### AIM OF THE TASK
Restate, exactly and without pictures, the lines from the start of the listing below through the line holding "from matplotlib.ticker import".

-- start GIVEN DATA --

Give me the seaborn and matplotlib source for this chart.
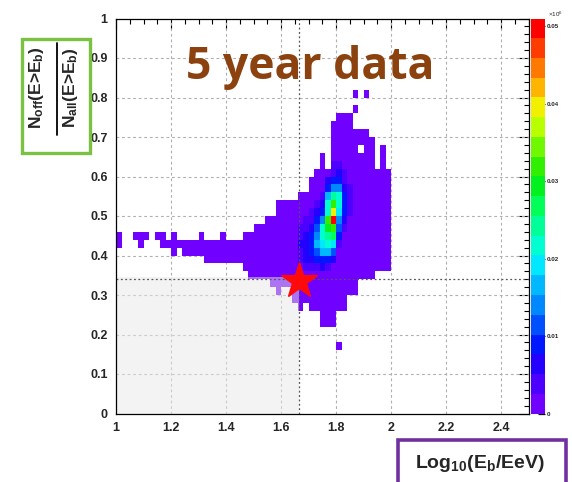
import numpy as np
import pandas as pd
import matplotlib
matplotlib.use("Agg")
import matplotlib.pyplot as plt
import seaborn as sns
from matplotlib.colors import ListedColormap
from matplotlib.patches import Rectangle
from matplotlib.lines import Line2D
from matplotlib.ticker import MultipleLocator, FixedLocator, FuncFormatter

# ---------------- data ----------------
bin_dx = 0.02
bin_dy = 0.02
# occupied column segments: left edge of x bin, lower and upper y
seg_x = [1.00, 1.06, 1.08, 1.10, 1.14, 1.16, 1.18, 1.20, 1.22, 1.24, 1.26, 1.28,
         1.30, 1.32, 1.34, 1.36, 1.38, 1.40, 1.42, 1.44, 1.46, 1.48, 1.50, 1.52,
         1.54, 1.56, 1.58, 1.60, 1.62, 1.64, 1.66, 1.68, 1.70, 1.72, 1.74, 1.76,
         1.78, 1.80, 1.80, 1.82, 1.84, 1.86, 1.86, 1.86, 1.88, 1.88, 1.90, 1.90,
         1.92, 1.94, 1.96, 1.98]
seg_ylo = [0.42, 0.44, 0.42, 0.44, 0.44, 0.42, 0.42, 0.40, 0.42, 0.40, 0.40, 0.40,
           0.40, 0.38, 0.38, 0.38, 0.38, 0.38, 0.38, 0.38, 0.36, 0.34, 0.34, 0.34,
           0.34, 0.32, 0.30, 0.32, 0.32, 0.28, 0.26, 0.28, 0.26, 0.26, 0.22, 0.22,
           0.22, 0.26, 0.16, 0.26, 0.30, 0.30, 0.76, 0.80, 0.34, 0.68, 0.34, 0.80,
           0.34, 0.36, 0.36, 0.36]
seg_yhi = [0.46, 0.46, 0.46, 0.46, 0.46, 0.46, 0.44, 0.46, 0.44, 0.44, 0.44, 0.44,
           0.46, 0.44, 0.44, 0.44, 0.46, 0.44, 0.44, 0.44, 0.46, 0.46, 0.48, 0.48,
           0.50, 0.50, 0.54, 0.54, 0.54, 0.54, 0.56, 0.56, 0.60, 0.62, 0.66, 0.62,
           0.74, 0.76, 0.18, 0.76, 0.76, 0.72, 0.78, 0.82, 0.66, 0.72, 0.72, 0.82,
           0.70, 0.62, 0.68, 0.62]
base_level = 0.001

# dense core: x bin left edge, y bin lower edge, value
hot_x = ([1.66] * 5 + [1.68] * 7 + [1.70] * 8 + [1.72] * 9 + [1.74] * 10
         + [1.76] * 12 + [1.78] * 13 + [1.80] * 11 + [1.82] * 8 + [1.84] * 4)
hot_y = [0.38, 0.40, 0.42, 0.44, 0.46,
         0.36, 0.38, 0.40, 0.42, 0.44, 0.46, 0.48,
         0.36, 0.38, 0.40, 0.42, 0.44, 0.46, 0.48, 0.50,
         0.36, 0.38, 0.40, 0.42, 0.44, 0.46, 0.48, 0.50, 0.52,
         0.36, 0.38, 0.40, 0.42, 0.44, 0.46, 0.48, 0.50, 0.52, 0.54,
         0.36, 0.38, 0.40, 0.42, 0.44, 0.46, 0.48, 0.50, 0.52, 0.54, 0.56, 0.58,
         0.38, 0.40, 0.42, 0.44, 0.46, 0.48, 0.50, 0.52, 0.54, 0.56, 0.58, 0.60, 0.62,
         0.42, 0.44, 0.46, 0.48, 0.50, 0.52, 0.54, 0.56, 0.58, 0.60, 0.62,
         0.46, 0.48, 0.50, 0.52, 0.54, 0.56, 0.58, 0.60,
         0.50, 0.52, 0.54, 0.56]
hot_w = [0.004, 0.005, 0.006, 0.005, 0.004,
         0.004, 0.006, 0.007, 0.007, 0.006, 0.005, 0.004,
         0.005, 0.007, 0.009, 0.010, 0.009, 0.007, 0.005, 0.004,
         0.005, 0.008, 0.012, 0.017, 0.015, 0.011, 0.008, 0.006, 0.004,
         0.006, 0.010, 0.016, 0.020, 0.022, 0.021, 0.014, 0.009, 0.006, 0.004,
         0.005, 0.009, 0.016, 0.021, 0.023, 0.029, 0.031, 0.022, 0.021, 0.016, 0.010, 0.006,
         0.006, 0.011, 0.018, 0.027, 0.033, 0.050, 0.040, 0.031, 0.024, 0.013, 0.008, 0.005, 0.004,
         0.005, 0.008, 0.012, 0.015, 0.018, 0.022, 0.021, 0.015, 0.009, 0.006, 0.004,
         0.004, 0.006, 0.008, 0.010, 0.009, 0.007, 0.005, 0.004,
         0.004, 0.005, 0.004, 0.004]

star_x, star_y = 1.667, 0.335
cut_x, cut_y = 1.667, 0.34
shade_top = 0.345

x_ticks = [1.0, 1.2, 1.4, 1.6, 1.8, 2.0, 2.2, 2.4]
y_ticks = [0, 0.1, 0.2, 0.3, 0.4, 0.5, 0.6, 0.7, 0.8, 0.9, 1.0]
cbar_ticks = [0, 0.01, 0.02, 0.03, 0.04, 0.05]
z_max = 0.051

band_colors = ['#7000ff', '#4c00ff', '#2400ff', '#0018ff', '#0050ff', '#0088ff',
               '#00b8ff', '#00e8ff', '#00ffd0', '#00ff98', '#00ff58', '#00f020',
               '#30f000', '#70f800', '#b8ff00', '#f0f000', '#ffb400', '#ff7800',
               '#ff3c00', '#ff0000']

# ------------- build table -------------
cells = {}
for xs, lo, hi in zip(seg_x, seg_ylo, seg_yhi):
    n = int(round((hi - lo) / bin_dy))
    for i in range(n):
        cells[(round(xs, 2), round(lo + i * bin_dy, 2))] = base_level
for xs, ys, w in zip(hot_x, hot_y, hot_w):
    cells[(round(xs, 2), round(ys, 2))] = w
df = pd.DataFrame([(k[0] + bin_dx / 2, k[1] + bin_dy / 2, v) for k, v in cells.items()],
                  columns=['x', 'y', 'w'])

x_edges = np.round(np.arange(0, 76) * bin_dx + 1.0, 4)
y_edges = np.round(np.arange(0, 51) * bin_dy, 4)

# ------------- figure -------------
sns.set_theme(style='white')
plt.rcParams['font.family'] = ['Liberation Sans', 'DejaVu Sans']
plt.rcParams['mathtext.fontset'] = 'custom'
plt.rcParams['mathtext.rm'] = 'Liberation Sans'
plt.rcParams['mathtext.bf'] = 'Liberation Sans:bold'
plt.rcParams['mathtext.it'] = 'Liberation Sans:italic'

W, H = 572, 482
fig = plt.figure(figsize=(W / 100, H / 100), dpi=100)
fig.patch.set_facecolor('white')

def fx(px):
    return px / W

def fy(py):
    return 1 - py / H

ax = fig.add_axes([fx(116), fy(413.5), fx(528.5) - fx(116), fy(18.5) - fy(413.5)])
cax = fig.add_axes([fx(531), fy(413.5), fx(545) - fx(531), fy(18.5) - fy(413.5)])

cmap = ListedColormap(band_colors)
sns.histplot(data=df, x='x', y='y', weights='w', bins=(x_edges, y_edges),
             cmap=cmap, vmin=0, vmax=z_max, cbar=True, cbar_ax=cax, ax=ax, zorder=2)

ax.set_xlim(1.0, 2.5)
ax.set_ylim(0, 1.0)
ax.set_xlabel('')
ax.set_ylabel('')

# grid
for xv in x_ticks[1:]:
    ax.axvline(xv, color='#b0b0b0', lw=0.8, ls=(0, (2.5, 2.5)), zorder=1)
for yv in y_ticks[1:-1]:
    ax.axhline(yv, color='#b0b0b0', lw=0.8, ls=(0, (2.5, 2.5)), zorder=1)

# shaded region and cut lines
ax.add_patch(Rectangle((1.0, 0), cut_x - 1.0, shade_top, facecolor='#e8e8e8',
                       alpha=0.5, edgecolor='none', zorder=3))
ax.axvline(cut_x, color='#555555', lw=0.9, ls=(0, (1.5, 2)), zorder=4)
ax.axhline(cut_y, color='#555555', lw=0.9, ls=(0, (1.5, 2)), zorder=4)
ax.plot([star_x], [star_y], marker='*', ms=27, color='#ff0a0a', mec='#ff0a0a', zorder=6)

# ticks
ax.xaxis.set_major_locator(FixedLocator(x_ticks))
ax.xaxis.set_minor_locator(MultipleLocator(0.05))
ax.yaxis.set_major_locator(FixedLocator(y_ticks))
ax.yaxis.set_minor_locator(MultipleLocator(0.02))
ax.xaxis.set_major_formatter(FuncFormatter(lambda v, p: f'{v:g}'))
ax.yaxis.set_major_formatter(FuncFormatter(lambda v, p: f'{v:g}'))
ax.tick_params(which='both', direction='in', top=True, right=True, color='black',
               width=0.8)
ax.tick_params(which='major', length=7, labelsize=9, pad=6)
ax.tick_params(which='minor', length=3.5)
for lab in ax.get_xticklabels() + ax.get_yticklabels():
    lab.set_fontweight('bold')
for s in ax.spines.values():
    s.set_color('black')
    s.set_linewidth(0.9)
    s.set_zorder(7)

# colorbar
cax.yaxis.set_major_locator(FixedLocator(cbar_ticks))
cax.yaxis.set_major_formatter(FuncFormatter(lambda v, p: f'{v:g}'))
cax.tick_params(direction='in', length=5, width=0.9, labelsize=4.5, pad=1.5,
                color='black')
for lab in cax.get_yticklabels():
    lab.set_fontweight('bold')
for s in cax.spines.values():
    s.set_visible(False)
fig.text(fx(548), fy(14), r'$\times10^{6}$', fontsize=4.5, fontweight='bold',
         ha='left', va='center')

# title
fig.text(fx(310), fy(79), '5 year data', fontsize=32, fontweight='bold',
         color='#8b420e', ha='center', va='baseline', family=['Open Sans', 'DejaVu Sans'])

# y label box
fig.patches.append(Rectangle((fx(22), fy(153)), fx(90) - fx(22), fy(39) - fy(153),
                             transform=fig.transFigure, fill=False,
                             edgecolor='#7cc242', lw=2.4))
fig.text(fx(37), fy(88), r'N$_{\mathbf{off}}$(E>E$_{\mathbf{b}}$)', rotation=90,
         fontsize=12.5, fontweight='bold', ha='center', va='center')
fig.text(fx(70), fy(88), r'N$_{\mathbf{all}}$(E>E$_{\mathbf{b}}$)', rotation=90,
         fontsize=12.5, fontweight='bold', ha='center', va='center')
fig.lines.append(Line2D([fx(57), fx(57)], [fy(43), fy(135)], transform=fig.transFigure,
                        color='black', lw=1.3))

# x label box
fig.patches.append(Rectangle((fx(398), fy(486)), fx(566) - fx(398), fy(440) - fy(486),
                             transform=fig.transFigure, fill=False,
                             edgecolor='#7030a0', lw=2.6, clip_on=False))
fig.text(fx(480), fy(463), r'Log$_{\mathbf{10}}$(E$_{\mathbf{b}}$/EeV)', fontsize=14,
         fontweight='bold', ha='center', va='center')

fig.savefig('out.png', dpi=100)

-- end GIVEN DATA --

### THE ANSWER
Give me the seaborn and matplotlib source for this chart.
import numpy as np
import pandas as pd
import matplotlib
matplotlib.use("Agg")
import matplotlib.pyplot as plt
import seaborn as sns
from matplotlib.colors import ListedColormap
from matplotlib.patches import Rectangle
from matplotlib.lines import Line2D
from matplotlib.ticker import MultipleLocator, FixedLocator, FuncFormatter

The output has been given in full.